EXERCISE ::
Report only the number of lines in the records that contain the word "this".

A block of data
════════════════
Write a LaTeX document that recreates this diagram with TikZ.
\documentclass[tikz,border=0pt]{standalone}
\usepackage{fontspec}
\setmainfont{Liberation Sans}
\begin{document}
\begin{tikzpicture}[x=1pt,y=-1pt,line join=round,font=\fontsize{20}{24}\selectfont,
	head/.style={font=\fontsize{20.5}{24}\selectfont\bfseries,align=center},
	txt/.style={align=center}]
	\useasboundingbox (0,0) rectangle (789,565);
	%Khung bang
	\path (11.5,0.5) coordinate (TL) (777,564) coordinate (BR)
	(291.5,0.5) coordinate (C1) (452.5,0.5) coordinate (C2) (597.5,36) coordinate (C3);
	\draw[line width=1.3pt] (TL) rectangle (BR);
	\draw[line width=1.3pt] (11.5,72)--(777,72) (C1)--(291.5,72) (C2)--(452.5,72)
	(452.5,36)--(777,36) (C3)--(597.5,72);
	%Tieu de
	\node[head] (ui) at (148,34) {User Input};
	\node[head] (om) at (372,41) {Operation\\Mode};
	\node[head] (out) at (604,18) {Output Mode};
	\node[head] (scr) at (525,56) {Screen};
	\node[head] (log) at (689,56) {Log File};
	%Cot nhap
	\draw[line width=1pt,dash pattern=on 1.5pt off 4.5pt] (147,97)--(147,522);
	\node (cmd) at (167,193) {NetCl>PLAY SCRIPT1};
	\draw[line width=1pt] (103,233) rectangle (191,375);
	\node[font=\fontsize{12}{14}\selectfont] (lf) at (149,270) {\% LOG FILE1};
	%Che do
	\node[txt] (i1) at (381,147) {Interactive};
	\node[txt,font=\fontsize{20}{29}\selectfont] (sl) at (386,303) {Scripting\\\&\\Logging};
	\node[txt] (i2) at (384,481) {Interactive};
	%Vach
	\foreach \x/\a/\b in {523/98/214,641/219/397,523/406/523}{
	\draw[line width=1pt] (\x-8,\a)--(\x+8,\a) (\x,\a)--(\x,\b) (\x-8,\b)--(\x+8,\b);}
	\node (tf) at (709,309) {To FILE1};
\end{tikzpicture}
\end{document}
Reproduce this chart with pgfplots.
════════════════
THE REPLY ::
2